Sean Suchter from Yahoo is up next (they are keeping Cutts till last then) -

  • Currently a limited choice with the big three dominating the market. Site owners or searchers therefore can't excert influence.
  • Yahoo want to move from a simple presentation to a more useful structured presentation when appropriate for the task the user is trying to accomplish (personalisation, universal, behavioural)
  • Spoke about their new innovation BOSS - build an open search service.
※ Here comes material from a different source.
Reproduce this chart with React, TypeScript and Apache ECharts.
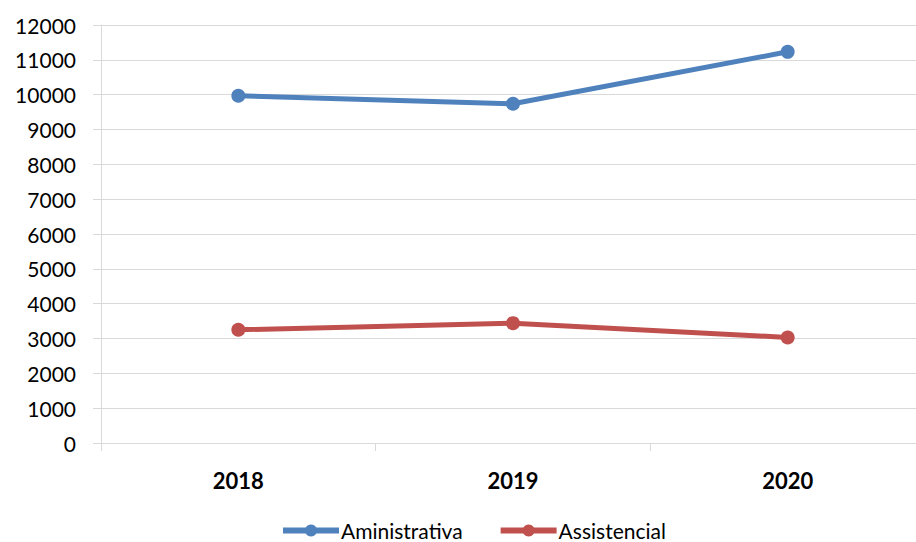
import React, { useEffect, useRef } from "react";
import * as echarts from "echarts";

const categories = ["2018", "2019", "2020"];
const administrativa = [9970, 9740, 11230];
const assistencial = [3250, 3440, 3030];
const seriesNames = ["Aministrativa", "Assistencial"];

export default function App() {
  const ref = useRef<HTMLDivElement>(null);
  useEffect(() => {
    if (!ref.current) return;
    const chart = echarts.init(ref.current, null, { renderer: "svg" });
    const font = "Lato, 'Open Sans', sans-serif";
    chart.setOption({
      animation: false,
      backgroundColor: "#ffffff",
      grid: { left: 101, top: 25, bottom: 99, right: 0, containLabel: false },
      legend: {
        data: seriesNames,
        top: 520,
        left: 280,
        padding: 0,
        itemWidth: 56,
        itemHeight: 15,
        itemGap: 35,
        lineStyle: { width: 6 },
        textStyle: {
          fontFamily: font,
          fontSize: 21,
          lineHeight: 21,
          color: "#000000",
          padding: [0, 0, 0, -3],
        },
      },
      xAxis: {
        type: "category",
        data: categories,
        boundaryGap: true,
        axisLine: { lineStyle: { color: "#d9d9d9", width: 1 } },
        axisTick: { show: true, length: 8, lineStyle: { color: "#d9d9d9" } },
        axisLabel: {
          fontFamily: font,
          fontSize: 22,
          fontWeight: "bold",
          color: "#000000",
          margin: 26,
        },
      },
      yAxis: {
        type: "value",
        min: 0,
        max: 12000,
        interval: 1000,
        axisLine: { show: true, lineStyle: { color: "#d9d9d9", width: 1 } },
        axisTick: { show: true, length: 8, lineStyle: { color: "#d9d9d9" } },
        splitLine: { show: true, lineStyle: { color: "#d9d9d9", width: 1 } },
        axisLabel: {
          fontFamily: font,
          fontSize: 21,
          color: "#000000",
          margin: 25,
          formatter: (v: number) => String(v),
        },
      },
      series: [
        {
          name: seriesNames[0],
          type: "line",
          data: administrativa,
          symbol: "circle",
          symbolSize: 14,
          lineStyle: { width: 5, color: "#4F81BD" },
          itemStyle: { color: "#4F81BD" },
        },
        {
          name: seriesNames[1],
          type: "line",
          data: assistencial,
          symbol: "circle",
          symbolSize: 14,
          lineStyle: { width: 5, color: "#C0504D" },
          itemStyle: { color: "#C0504D" },
        },
      ],
    });
    return () => chart.dispose();
  }, []);
  return (
    <div style={{ position: "fixed", left: 0, top: 0, width: 916, height: 542, overflow: "hidden" }}>
      <div ref={ref} style={{ position: "absolute", left: 0, top: 0, width: 925, height: 542 }} />
    </div>
  );
}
They plan to open this up completely so people can have interact with the query handling and crawling and use it directly.

Matt Cutts from Google is last on to speak about the state of the index -

  • He's extremely happy with Chrome and Android developments
  • Google are better at translation, voice recognition, Google suggest, personalisation and universal/vertical results
  • Improvements in flash and PDF crawling/indexing
  • Google ad planner now gives demographic data
  • Extra tools (404 errors with external links as an example in WMC)
  • Advanced segmentation of analytics data
  • Webmaster APIs for hosters and Gdata

Matt is also particulary proud of the improved webmaster communication. More blogging, videos, more messages in WMC if caught spamming or malware.

Matt predicts 2009 will see illegal hacking more common and blackhats moving to more illegal forms rather than just hidden links spam.

That's all from PubCon, until next year!

Comments

MarkeD

Thanks micheal for that well researched and thought out spam, let me guess, you work for Netcallidus?

Thanks Dan for this summary, looks like it was really useful and I'm very jealous back here in the office :)

Jowan

Perhaps a better name for those spammers at netcallidus would be "Netcareless". I think this is an example of their "arsend" link building.